Chitosan-Based Flocculant Heavy Metal Removal Prediction Using Machine Learning Models

The expanding impact of heavy metals (HMs) on environmental and public health necessitates the development of advanced predictive models that enhance the precision and efficiency of monitoring and remediation strategies. This study aimed to evaluate newly developed machine learning (ML) models for predicting the removal of HMs such as cadmium (Cd2+), copper (Cu2+), nickel (Ni2+), lead (Pb2+), and zinc (Zn2+) using chitosan-based flocculants (CBFs) from wastewater. A gradient boosting regressor (GBR), Hist gradient boosting regressor (HGBR), random forest regressor (RFR), and extreme gradient boosting regressor (XGBR) were developed, with a cluster label generated by K-means clustering included as an additional feature to enhance model learning. The ML models were built using experimental data sets of HM ion removal across 484 sets of flocculation experiments involving various ions of HMs such as Cu2+, Pb2+, Cd2+, Zn2+, and Ni2+. Results indicated that the HGBR model revealed higher performance in combined HM removal scenarios, achieving a determination coefficient (R2 = 0.94/0.97 for the testing/training phases.

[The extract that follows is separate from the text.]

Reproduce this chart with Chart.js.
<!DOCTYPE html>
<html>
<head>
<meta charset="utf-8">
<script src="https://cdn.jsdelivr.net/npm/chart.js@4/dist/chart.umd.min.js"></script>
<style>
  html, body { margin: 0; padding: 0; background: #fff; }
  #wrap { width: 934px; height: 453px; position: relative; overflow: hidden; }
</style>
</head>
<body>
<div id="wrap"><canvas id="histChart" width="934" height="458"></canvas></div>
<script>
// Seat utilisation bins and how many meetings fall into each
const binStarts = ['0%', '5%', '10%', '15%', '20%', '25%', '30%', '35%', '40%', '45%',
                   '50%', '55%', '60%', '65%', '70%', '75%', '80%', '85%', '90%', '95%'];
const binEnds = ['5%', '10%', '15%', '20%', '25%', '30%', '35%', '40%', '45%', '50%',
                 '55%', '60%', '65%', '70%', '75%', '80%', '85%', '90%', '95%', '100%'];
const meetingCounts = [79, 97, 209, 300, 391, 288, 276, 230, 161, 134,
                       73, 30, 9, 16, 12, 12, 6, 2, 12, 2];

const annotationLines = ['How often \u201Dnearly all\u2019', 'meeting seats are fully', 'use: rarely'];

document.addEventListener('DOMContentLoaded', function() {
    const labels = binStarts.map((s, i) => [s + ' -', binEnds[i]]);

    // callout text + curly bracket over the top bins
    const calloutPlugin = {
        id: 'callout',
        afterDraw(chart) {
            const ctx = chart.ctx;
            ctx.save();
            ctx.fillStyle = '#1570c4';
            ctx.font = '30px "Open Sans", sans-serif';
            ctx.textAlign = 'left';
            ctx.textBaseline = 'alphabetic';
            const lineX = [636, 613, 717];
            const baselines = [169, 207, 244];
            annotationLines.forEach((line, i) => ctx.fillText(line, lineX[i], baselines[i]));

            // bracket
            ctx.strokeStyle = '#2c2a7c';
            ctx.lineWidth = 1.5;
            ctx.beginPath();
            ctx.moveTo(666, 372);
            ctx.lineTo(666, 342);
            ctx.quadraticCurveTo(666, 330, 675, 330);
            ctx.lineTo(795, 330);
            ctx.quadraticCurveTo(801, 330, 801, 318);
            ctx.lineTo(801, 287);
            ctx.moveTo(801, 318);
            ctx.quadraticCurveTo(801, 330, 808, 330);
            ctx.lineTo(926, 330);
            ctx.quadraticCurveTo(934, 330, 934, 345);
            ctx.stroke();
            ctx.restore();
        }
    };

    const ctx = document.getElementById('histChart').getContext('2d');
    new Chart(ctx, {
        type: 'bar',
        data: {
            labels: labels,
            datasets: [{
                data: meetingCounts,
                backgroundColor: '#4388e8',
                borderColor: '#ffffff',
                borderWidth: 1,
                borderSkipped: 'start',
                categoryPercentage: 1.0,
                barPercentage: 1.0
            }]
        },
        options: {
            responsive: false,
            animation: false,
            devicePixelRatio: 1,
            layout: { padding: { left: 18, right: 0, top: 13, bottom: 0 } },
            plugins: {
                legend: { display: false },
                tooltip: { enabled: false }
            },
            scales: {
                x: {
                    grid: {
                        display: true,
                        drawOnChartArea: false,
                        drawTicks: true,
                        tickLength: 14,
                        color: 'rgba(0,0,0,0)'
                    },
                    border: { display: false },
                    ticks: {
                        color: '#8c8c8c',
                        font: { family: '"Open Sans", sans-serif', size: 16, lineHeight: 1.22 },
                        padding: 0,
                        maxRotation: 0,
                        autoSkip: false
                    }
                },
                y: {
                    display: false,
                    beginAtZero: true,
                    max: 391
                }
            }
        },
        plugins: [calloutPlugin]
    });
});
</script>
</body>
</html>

For individual metals, all models achieved excellent accuracies, especially for nickel (Ni2+), with the GBR model obtaining the lowest error rate in the testing. The results signified a robust capability of the HGBR model for generalization and its capacity as a trustworthy tool in the framework of environmental monitoring. Future research directions required the exploration of the synthesis of these models into real-time predictive monitoring systems and an exploration of the application of integrated ML approaches to boost the predictive accuracy and reliability across wider environmental conditions.